In all honesty, Chet (Bill Paxton) is a complete asshole as a brother. The only reason he makes this list is the fact that he's one of the funniest f*cking characters ever invented. Anyway, once Lisa (Kelly LeBrock) turns him into Jabba's cousin (above pic), he changes his ways for the better. "I'm gonna tell Mom and Dad everything. I'm even considering makin' up some shit!" Just..... awesome.
"Look at him..... that's my brother god damnit!" It was the one line that made you realize Bull (Kurt Russell) wanted nothing more than to have his brother be better than him. All the humiliation, bitter divorce, and drunken brawls are put aside for that one cheesy moment of brotherly love. No matter how much of an asshole the makers of this film try to make Steven out to be, I can never stop myself from being mesmerized every time he's on screen. When he went, I went.
The fact that Mikey (Jason Patric) doesn't question why his little brother Sam (Corey Haim) has a sexy poster of Rob Lowe hanging on his closet door speaks greatly for his character. Then he turns into a vampire and doesn't eat him. Then, in what I'm pretty sure is a major no-no in the world of the undead, he starts killing all the other cool vampire kids. All this while nailing the hot chick and sporting a mullet/perm. Bravo!

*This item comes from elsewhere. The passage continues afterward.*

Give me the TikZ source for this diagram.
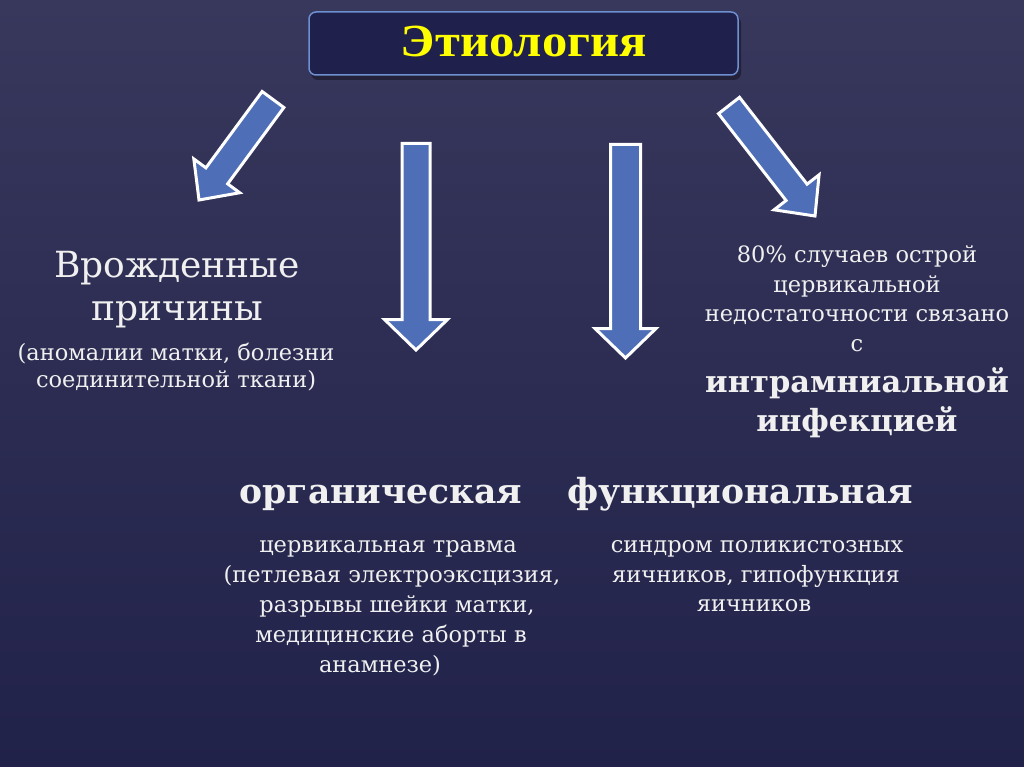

Not bad for a guy I referred to as "Penis Breath" for over a decade. Michael's (Robert MacNaughton) importance to this film is so overlooked. It starts when he brings the little slimy bastard trick or treating. Hiding a genuine alien while in the middle of a cluttered street is no easy task. The famous bike scene is all due to Michael and his friends knowledge of the streets. He steps it up a notch by finding E.T. on his death bed near the river after a careless Elliott (Henry Thomas) loses him the night before. And to top it all off, he not only steals a van from a top government agency, but he drives Elliott and his stubby friend to the exact spot the alien spacecraft is landing in the park. All this without even knowing how to drive. Consider your props served Mike.
Gilbert has one shitty life. His little sister is a major bitch. The only customer at the local grocery store he works at only shops there to use him for his manhood and her husband isn't too happy with that whole scenario. This new girl stops by the town to spread her craziness and horrifying stories about pray mantis'. His mom is the size of a dump truck. The house he's living in is falling apart because his mom is the size of a dump truck. His dad killed himself in the basement of said crumbling house. And finally, his mentally challenged brother won't stop climbing that f*cking water tower every chance he gets. The thing is, Gilbert handles all this with as much grace as humanly possible (except that time he beat the shit out of Arnie in the bathtub). I would have had dad leave room in noose for me.
I hate to glorify violence and what-not but Doughboy (Ice Cube) did what he had to do. In his half-brother, Ricky (Morris Chestnut), Darin saw everything he wanted to be but couldn't because of the gang banging, drug pushing, and prison visits. Ricky was off to university with a football scholarship and plenty of ass in his future. When all that ends with the pull of a trigger there was only one way Doughboy knew how to deal with it. Straight up "an eye for and eye" shit. Is anyone's life better for it? No. Did it bring Ricky back? No. Did I enjoy seeing Ice Cube track down the murderer and empty his gun into his chest? You're damn right.
In a complete opposite direction from Doughboy, Derek (Edward Norton) takes the violence out of his life in order to show his little brother, Danny (Edward Furlong), how not to die (I'm pretty sure the prison rape swayed his decision too). No more swastika tattoos, no more n-words, no more stomping on the back of a man's head while he has a curb in his mouth. This is one of the most powerful displays of family bonding ever created if you consider the amazing transformation Derek's character goes through. It would be the equivalent of my brother taking me aside and saying "You know Jim, THE EVIL DEAD is just another b-movie. It's not even that good. You need to move on and see bigger and better films that will make you a better person." To which I'll respond, "Put your f*ckin mouth on the curb."